◆ **Brief**:
Write out the data below in full, unchanged, minus the images.
· · · · ·
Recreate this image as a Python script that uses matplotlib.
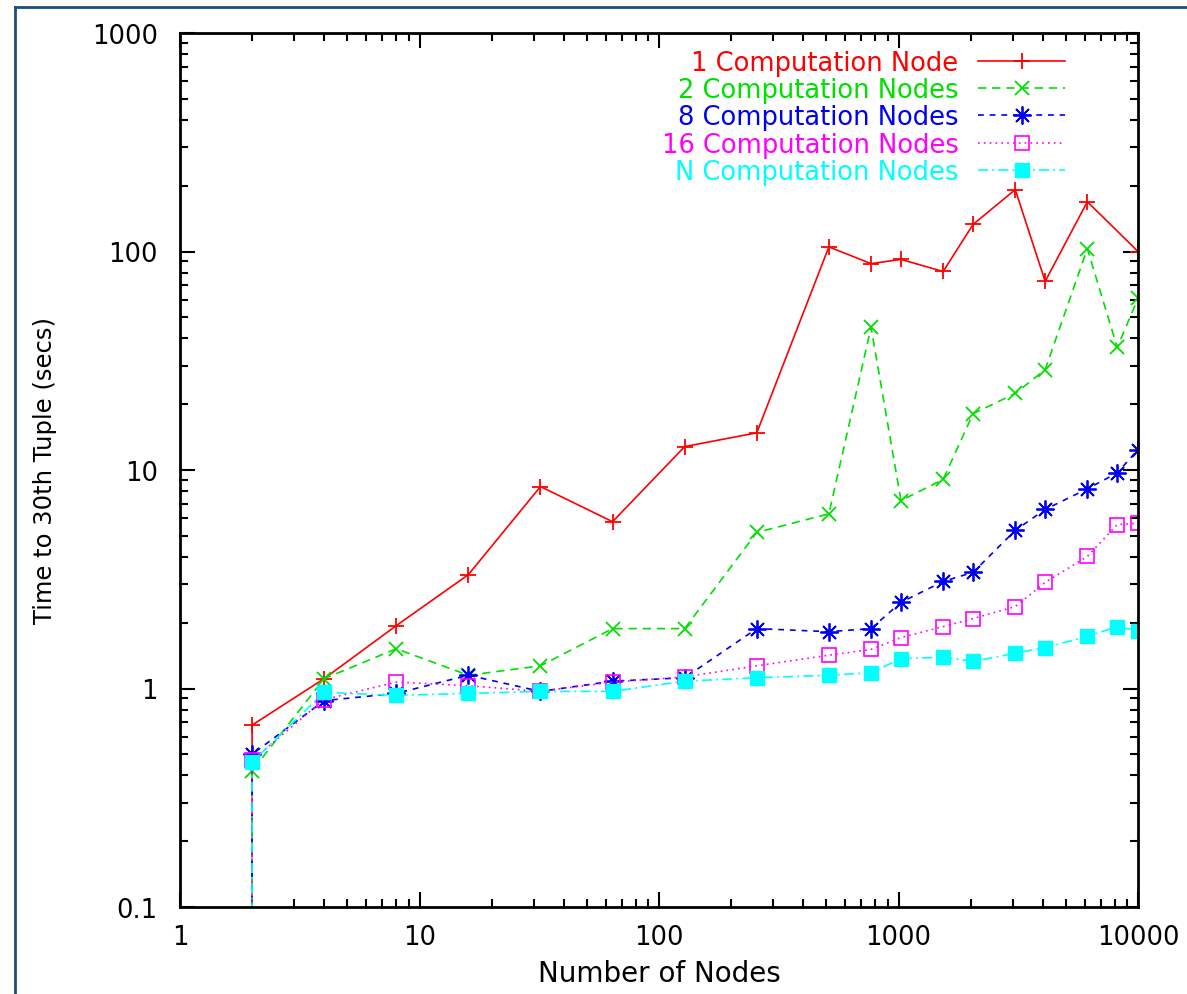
import matplotlib
matplotlib.use("Agg")
import matplotlib.pyplot as plt
from matplotlib.lines import Line2D
from matplotlib.ticker import FixedLocator, FixedFormatter, LogLocator, NullFormatter

# ---- data ----
nodes = [2, 2, 4, 8, 16, 32, 64, 128, 256, 512, 768, 1024, 1536, 2048, 3072, 4096, 6144, 8192, 10000]

one_node = [0.0, 0.68, 1.11, 1.94, 3.32, 8.4, 5.8, 12.8, 14.8, 105, 88, 92, 81, 133, 192, 73, 169, None, 100]
two_nodes = [0.0, 0.42, 1.11, 1.52, 1.15, 1.27, 1.88, 1.88, 5.18, 6.3, 45, 7.25, 9.05, 18.1, 22.4, 28.8, 103, 36.4, 61]
eight_nodes = [0.0, 0.50, 0.88, 0.95, 1.15, 0.97, 1.08, 1.12, 1.88, 1.82, 1.88, 2.48, 3.09, 3.40, 5.29, 6.6, 8.2, 9.7, 12.4]
sixteen_nodes = [0.0, 0.47, 0.89, 1.07, 1.03, 0.97, 1.07, 1.13, 1.27, 1.42, 1.51, 1.71, 1.92, 2.09, 2.37, 3.06, 4.02, 5.63, 5.7]
n_nodes = [0.0, 0.46, 0.96, 0.93, 0.95, 0.97, 0.97, 1.08, 1.12, 1.15, 1.18, 1.37, 1.39, 1.33, 1.45, 1.54, 1.73, 1.92, 1.84]

labels = ["1 Computation Node", "2 Computation Nodes", "8 Computation Nodes",
          "16 Computation Nodes", "N Computation Nodes"]

x_ticks = [1, 10, 100, 1000, 10000]
x_ticklabels = ["1", "10", "100", "1000", "10000"]
y_ticks = [0.1, 1, 10, 100, 1000]
y_ticklabels = ["0.1", "1", "10", "100", "1000"]

# ---- figure ----
plt.rcParams['font.family'] = ['DejaVu Sans']
fig = plt.figure(figsize=(11.87, 9.95), dpi=100)
ax = fig.add_axes([180/1187, 87/995, (1138-180)/1187, (908-34)/995])

def series(xs, ys):
    px, py = [], []
    for a, b in zip(xs, ys):
        if b is None:
            continue
        px.append(a); py.append(b)
    return px, py

styles = [
    dict(color='#ff0000', ls='-', marker='+', ms=12, mew=1.3, mfc='none'),
    dict(color='#00e000', ls=(0, (5, 3.5)), marker='x', ms=10, mew=1.3, mfc='none'),
    dict(color='#0000f0', ls=(0, (3.5, 3.5)), marker=(8, 2, 0), ms=13, mew=1.3, mfc='none'),
    dict(color='#ff00ff', ls=(0, (1, 2.5)), marker='s', ms=10, mew=1.2, mfc='none'),
    dict(color='#00ffff', ls=(0, (6, 2.5, 1.2, 2.5)), marker='s', ms=10, mew=1.0),
]
data = [one_node, two_nodes, eight_nodes, sixteen_nodes, n_nodes]

handles = []
for ys, st, lab in zip(data, styles, labels):
    px, py = series(nodes, ys)
    h, = ax.plot(px, py, lw=1.2, label=lab, **st)
    handles.append(h)

ax.set_xscale('log', nonpositive='clip')
ax.set_yscale('log', nonpositive='clip')
ax.set_xlim(1, 10000)
ax.set_ylim(0.1, 1000)

ax.xaxis.set_major_locator(FixedLocator(x_ticks))
ax.xaxis.set_major_formatter(FixedFormatter(x_ticklabels))
ax.yaxis.set_major_locator(FixedLocator(y_ticks))
ax.yaxis.set_major_formatter(FixedFormatter(y_ticklabels))
ax.xaxis.set_minor_locator(LogLocator(base=10, subs=range(2, 10)))
ax.yaxis.set_minor_locator(LogLocator(base=10, subs=range(2, 10)))
ax.xaxis.set_minor_formatter(NullFormatter())
ax.yaxis.set_minor_formatter(NullFormatter())

ax.tick_params(which='both', direction='in', top=True, right=True, width=1.5, colors='black')
ax.tick_params(which='major', length=11, labelsize=18.5)
ax.tick_params(axis='x', which='major', pad=12)
ax.tick_params(axis='y', which='major', pad=16)
ax.tick_params(which='minor', length=6)
for s in ax.spines.values():
    s.set_linewidth(2)

ax.set_xlabel("Number of Nodes", fontsize=20, labelpad=7)
ax.set_ylabel("Time to 30th Tuple (secs)", fontsize=17.5, labelpad=25)

leg = ax.legend(handles=handles, loc='upper right', bbox_to_anchor=(0.9415, 1.0),
                frameon=False, markerfirst=False, labelcolor='linecolor',
                fontsize=18.5, handlelength=3.4, handletextpad=0.75,
                labelspacing=0.05, borderaxespad=0.25, numpoints=1)
for t in leg.get_texts():
    t.set_ha('right')

# figure border (top and left lines)
fig.add_artist(Line2D([15/1187, 15/1187], [0, 1 - 8/995], transform=fig.transFigure,
                      color='#1f4e79', lw=2))
fig.add_artist(Line2D([15/1187, 1], [1 - 8/995, 1 - 8/995], transform=fig.transFigure,
                      color='#1f4e79', lw=2))

fig.savefig("out.png", dpi=100)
· · · · ·
◆ **Reply**:
Recreate this image as a Python script that uses matplotlib.
import matplotlib
matplotlib.use("Agg")
import matplotlib.pyplot as plt
from matplotlib.lines import Line2D
from matplotlib.ticker import FixedLocator, FixedFormatter, LogLocator, NullFormatter

# ---- data ----
nodes = [2, 2, 4, 8, 16, 32, 64, 128, 256, 512, 768, 1024, 1536, 2048, 3072, 4096, 6144, 8192, 10000]

one_node = [0.0, 0.68, 1.11, 1.94, 3.32, 8.4, 5.8, 12.8, 14.8, 105, 88, 92, 81, 133, 192, 73, 169, None, 100]
two_nodes = [0.0, 0.42, 1.11, 1.52, 1.15, 1.27, 1.88, 1.88, 5.18, 6.3, 45, 7.25, 9.05, 18.1, 22.4, 28.8, 103, 36.4, 61]
eight_nodes = [0.0, 0.50, 0.88, 0.95, 1.15, 0.97, 1.08, 1.12, 1.88, 1.82, 1.88, 2.48, 3.09, 3.40, 5.29, 6.6, 8.2, 9.7, 12.4]
sixteen_nodes = [0.0, 0.47, 0.89, 1.07, 1.03, 0.97, 1.07, 1.13, 1.27, 1.42, 1.51, 1.71, 1.92, 2.09, 2.37, 3.06, 4.02, 5.63, 5.7]
n_nodes = [0.0, 0.46, 0.96, 0.93, 0.95, 0.97, 0.97, 1.08, 1.12, 1.15, 1.18, 1.37, 1.39, 1.33, 1.45, 1.54, 1.73, 1.92, 1.84]

labels = ["1 Computation Node", "2 Computation Nodes", "8 Computation Nodes",
          "16 Computation Nodes", "N Computation Nodes"]

x_ticks = [1, 10, 100, 1000, 10000]
x_ticklabels = ["1", "10", "100", "1000", "10000"]
y_ticks = [0.1, 1, 10, 100, 1000]
y_ticklabels = ["0.1", "1", "10", "100", "1000"]

# ---- figure ----
plt.rcParams['font.family'] = ['DejaVu Sans']
fig = plt.figure(figsize=(11.87, 9.95), dpi=100)
ax = fig.add_axes([180/1187, 87/995, (1138-180)/1187, (908-34)/995])

def series(xs, ys):
    px, py = [], []
    for a, b in zip(xs, ys):
        if b is None:
            continue
        px.append(a); py.append(b)
    return px, py

styles = [
    dict(color='#ff0000', ls='-', marker='+', ms=12, mew=1.3, mfc='none'),
    dict(color='#00e000', ls=(0, (5, 3.5)), marker='x', ms=10, mew=1.3, mfc='none'),
    dict(color='#0000f0', ls=(0, (3.5, 3.5)), marker=(8, 2, 0), ms=13, mew=1.3, mfc='none'),
    dict(color='#ff00ff', ls=(0, (1, 2.5)), marker='s', ms=10, mew=1.2, mfc='none'),
    dict(color='#00ffff', ls=(0, (6, 2.5, 1.2, 2.5)), marker='s', ms=10, mew=1.0),
]
data = [one_node, two_nodes, eight_nodes, sixteen_nodes, n_nodes]

handles = []
for ys, st, lab in zip(data, styles, labels):
    px, py = series(nodes, ys)
    h, = ax.plot(px, py, lw=1.2, label=lab, **st)
    handles.append(h)

ax.set_xscale('log', nonpositive='clip')
ax.set_yscale('log', nonpositive='clip')
ax.set_xlim(1, 10000)
ax.set_ylim(0.1, 1000)

ax.xaxis.set_major_locator(FixedLocator(x_ticks))
ax.xaxis.set_major_formatter(FixedFormatter(x_ticklabels))
ax.yaxis.set_major_locator(FixedLocator(y_ticks))
ax.yaxis.set_major_formatter(FixedFormatter(y_ticklabels))
ax.xaxis.set_minor_locator(LogLocator(base=10, subs=range(2, 10)))
ax.yaxis.set_minor_locator(LogLocator(base=10, subs=range(2, 10)))
ax.xaxis.set_minor_formatter(NullFormatter())
ax.yaxis.set_minor_formatter(NullFormatter())

ax.tick_params(which='both', direction='in', top=True, right=True, width=1.5, colors='black')
ax.tick_params(which='major', length=11, labelsize=18.5)
ax.tick_params(axis='x', which='major', pad=12)
ax.tick_params(axis='y', which='major', pad=16)
ax.tick_params(which='minor', length=6)
for s in ax.spines.values():
    s.set_linewidth(2)

ax.set_xlabel("Number of Nodes", fontsize=20, labelpad=7)
ax.set_ylabel("Time to 30th Tuple (secs)", fontsize=17.5, labelpad=25)

leg = ax.legend(handles=handles, loc='upper right', bbox_to_anchor=(0.9415, 1.0),
                frameon=False, markerfirst=False, labelcolor='linecolor',
                fontsize=18.5, handlelength=3.4, handletextpad=0.75,
                labelspacing=0.05, borderaxespad=0.25, numpoints=1)
for t in leg.get_texts():
    t.set_ha('right')

# figure border (top and left lines)
fig.add_artist(Line2D([15/1187, 15/1187], [0, 1 - 8/995], transform=fig.transFigure,
                      color='#1f4e79', lw=2))
fig.add_artist(Line2D([15/1187, 1], [1 - 8/995, 1 - 8/995], transform=fig.transFigure,
                      color='#1f4e79', lw=2))

fig.savefig("out.png", dpi=100)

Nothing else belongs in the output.